Kernel Affine Hull Machines as Compute-Efficient Encoders for Frozen Semantic Spaces

arXiv:2605.02950v2 Announce Type: replace Abstract: Transformer-based semantic encoders are effective for retrieval, but in many deployments the recurring bottleneck is online query encoding rather than offline corpus indexing. This paper studies whether, once a strong teacher representation space and corpus index are fixed, repeated neural query encoding can be replaced by a substantially lighter and analytically explicit estimator. We formulate fixed-teacher lexical-to-semantic encoding as a conditional-mean estimation problem in which the target semantic vector is represented as a noisy mixture of semantic prototypes weighted by posterior cluster probabilities. Kernel Affine Hull Machine (KAHM) geometry is used to estimate these posterior weights from inexpensive lexical features in an explicitly identified RKHS hypothesis space, and the semantic prototypes are refined by normalized least-mean-squares updates from noisy teacher embeddings.

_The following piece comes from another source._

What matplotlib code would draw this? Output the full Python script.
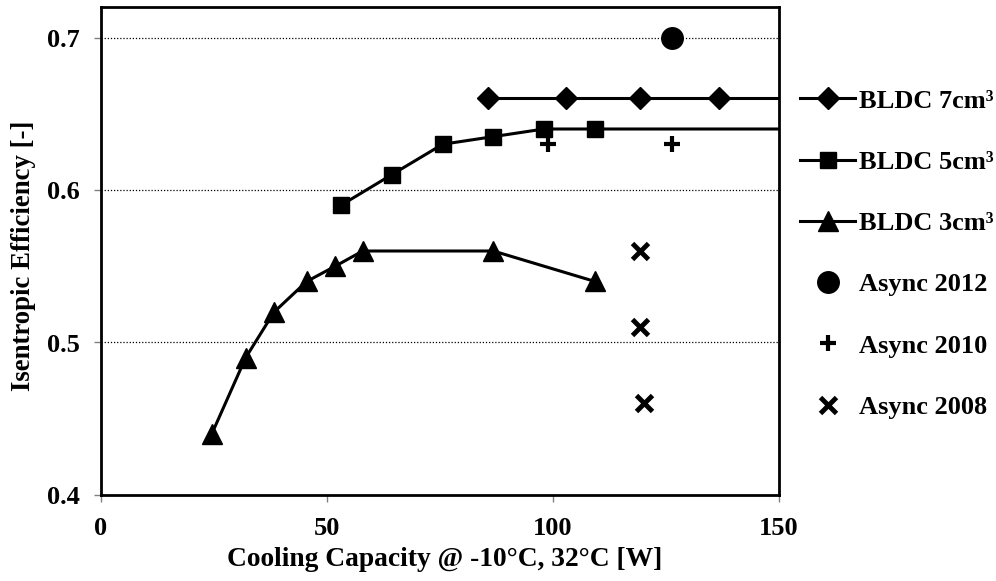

This yields a backpropagation-free query-side encoder together with an end-to-end error decomposition into posterior-approximation, finite-sample/generalization, and teacher-noise terms. We instantiate the approach on a controlled Austrian-law retrieval benchmark with 5,000 test queries, 84 candidate laws, and 10,762 aligned retrieval units, using law-specific encoders into a frozen Mixedbread embedding space. Among evaluation-matched learned adapters, KAHM achieves the strongest teacher-space reconstruction and the best rank-sensitive retrieval performance at all evaluated cutoffs. At k=20, it obtains MRR@20 = 0.504, Hit@20 = 0.694, and Top-1 Accuracy = 0.411, while reducing online per-query time by 8.53 relative to direct transformer query encoding in the reported CPU setting. The results support KAHMs as compute-efficient encoders for supervised fixed-representation deployment regimes.